Acho essa lógica um tanto quanto simplória diante de algo que é bem mais complexo. Não é de se espantar que um casal gay se misture como nazistas para não acabarem mortos, mesmo eles reforçando um status quo que matou tantos outros gays. Não enxergo a escolha do filme como uma passada de mão na cabeça do Nazismo, e sim uma pontuação de que, como humanos, somos capazes de atrocidades e legítimos atos de bondade. Era claro que o personagem não concordava com as leis vigentes, apenas dançava conforme a música para sobreviver (vide a cena que ele acoberta Elsa quando a Gestapo vai até à casa de Jojo).

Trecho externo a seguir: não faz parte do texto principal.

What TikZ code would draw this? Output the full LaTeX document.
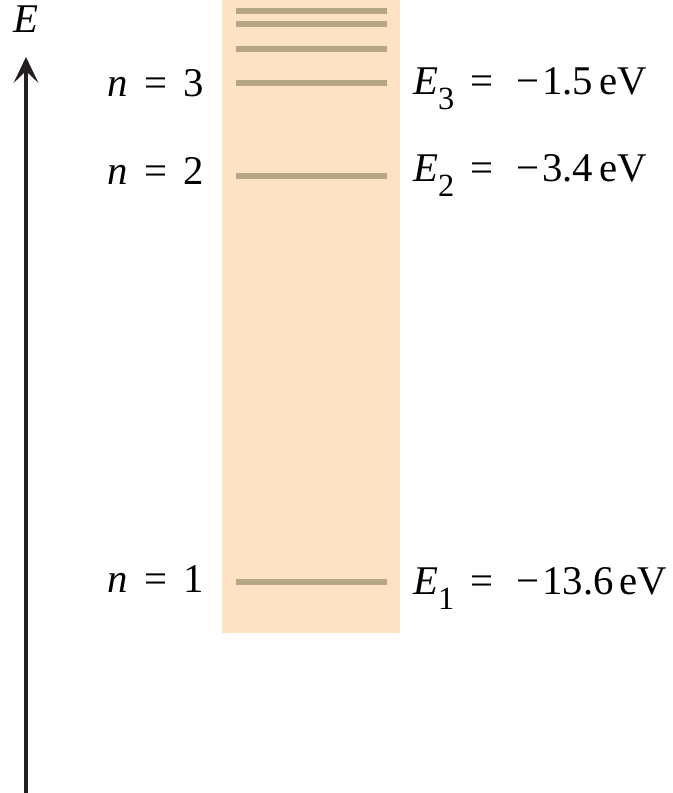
\documentclass[tikz,border=0pt]{standalone}
\usepackage{fontspec}
\setmainfont{Liberation Serif}
\usetikzlibrary{arrows.meta}
\definecolor{bandpeach}{HTML}{FDE3C4}
\definecolor{leveltan}{HTML}{B5A684}
\definecolor{axisgray}{HTML}{231F20}

\newcommand{\nlabel}[1]{\textit{n}\hspace{0.4em}=\hspace{0.4em}#1}
\newcommand{\elabel}[2]{\textit{E}\raisebox{-0.36em}{\fontsize{23}{26}\selectfont #1}\hspace{0.4em}=\hspace{0.55em}−\hspace{0.08em}#2\hspace{0.15em}eV}

\begin{document}
\begin{tikzpicture}[>={Stealth[length=0.65cm, width=0.62cm, inset=0.3cm]},
  lbl/.style={inner sep=0pt, font=\fontsize{29}{34}\selectfont}]

\useasboundingbox (0,0) rectangle (16.825,19.825);

% Background band
\fill[bandpeach] (5.55,4.0) rectangle (10.0,19.825);

% Energy levels
\foreach \y in {19.56,19.225,18.59,17.76,15.43,5.28}
  \draw[leveltan, line width=4.3pt] (5.9,\y) -- (9.675,\y);

% Energy axis
\coordinate (axbot) at (0.65,0);
\coordinate (axtop) at (0.65,18.4);
\draw[axisgray, line width=3.3pt, ->] (axbot) -- (axtop);
\node[lbl, anchor=base] (eaxis) at (0.65,19.0) {\textit{E}};

% Quantum numbers
\node[lbl, anchor=base east] (n3) at (5.1,17.4) {\nlabel{3}};
\node[lbl, anchor=base east] (n2) at (5.1,15.2) {\nlabel{2}};
\node[lbl, anchor=base east] (n1) at (5.1,5.0) {\nlabel{1}};

% Energies
\node[lbl, anchor=base west] (e3) at (10.325,17.45) {\elabel{3}{1.5}};
\node[lbl, anchor=base west] (e2) at (10.325,15.275) {\elabel{2}{3.4}};
\node[lbl, anchor=base west] (e1) at (10.325,4.95) {\elabel{1}{13.6}};

\end{tikzpicture}
\end{document}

"Jojo Rabbit" não é superior aos convencionalismos intrínsecos do feel good movie ao não possuir a coragem de empurrar sua sátira para um nível mais ousado e inteligente. Existem lampejos de tragédia e veracidade (o final da personagem de Scarlett Johansson foi uma surpresa), mas sempre há algo que puxa a fita para baixo, deixando-a na sua zona de conforto. A fita é uma boa sessão por ser um filme que enche os olhos e pela forma como lida com absurdismo essa situação absurda, ironizando posições de poder que deliberadamente escolhem oprimir. Não temos uma didática aula de como o Nazismo é uma mácula - isso já deveria ser óbvio -, e sim uma reformulação na maneira como a arte o critica, por meio da ridicularização. A produção deixa claro como ideologias são fundamentalmente inventadas e ensinadas, caso contrário, aquele pobre e ignorante menino de 10 anos não veria Adolf Hitler como um deus.

P.S.: a cena do "Heil Hilter" por si só carrega nas costas toda indicação do filme a qualquer prêmio de "Melhor Roteiro".